This will be "on topic" for anyone contemplating doing scans of OM
brochures to submit to the OM online Library, but "OT" for any others
- little or no OM content.
********************
Actually I would advise NOT using the Acrobat PDF Writer, but rather
the Acrobat Distiller program that also ships with Adobe Acrobat.
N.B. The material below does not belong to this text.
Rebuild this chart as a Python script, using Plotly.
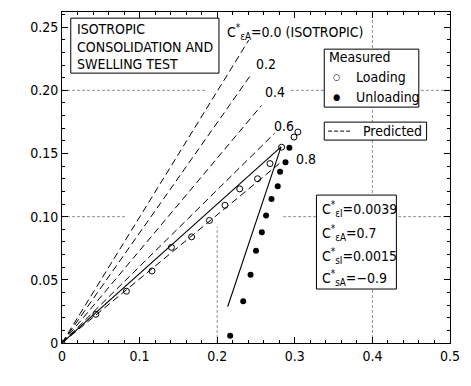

PDF Writer will do a reasonable job of converting text based docs to
pdf, and is quicker than Distiller, but Distiller creates better
final quality pdf files (especially where there are
graphics/pictures), and achieves a better compression at the same
time.
From the collection of TIFFs you have (they would be about
20-30Mb/page) name them sequentially, then use Adobe Acrobat to
import them (File->Import->Image). Save this pdf -it will be huge at
this stage (about 500-700Mb). From this, print the file *NOT* to a
printer, but to a Postscript File. This will create a 600-700Mb file
with a ".ps" suffix. This postcript file is the file that you feed
into Distiller. You need to set Distiller to create the pdf at 150dpi
resolution. It will turn out a lovely 10-11Mb pdf file that is your
finished product.
You can see that the various stages of the process take up quite a
bit of room on the hard drive and will take a while for your cpu to
churn through all the various creating stages.
For one VisionAge issue of say 35 pages, you are looking at just over
2Gb of hard disk space...
Original TIFFs 35 x 20Mb = 700Mb
Initial PDF =700Mb
Postrcipt File = 700Mb
Final PDF = 12Mb
TOTAL upwards of 2.1Gb
I would recommend that no matter how tempted you are to trash the
original TIFFs (to save space) once you have moved on from step 1 -
DON'T !! Burn them off onto CD/DVD or copy to tape if you can.
As to the moire problem you are having, I find that some source
material is worse than others. My Canon 630 USB scanner has a
"descreen" option that slows down the scanning time but can remove
these patterns. I don't use it all the time as it is only a problem
for some source material. I would recommend that your initial scans
be done at no more than 600dpi. I do mine at 300dpi. The OM desktop
wallpaper initial scans are done at 600dpi but that is so that I can
physically squeeze out a larger (pixel wise) image for list members
with larger screens.
let me know when you are done with Issue #3 and I'll post it on my
site if you like. I don't have issues 1-9 (inclusive) so will be
relying on fellow list members to fill in the gaps where they can.
Mark Dapoz has contributed Issue #1, and if you are working on Issue
#3 we will only have 7 issues left to get. I have Issues 10-18
inclusive.
If you don't want to purchase Adobe Acrobat, but can burn the orig
TIFFs onto a CD (or 2), I'd be happy for you to post me the CD and
I'll do the converting etc. Let me know first so you make the right
format CD (I have a Mac).
hope this helps.
peter
<<Now the question is: Wich is the program to make it a pdf?>>
You need the Adobe Acrobat Writer to make PDFs:
http://www.adobe.com/products/acrobat/main.html
It's $249 list, $206 at eCost:
http://www.ecost.com/ecost/ecsplash/shop/detail.asp?dpno=43103
If you do not want to pay that, I have it and would be glad to
compile your Tiffs for you if you can get me the files (ftp, CD-ROM?)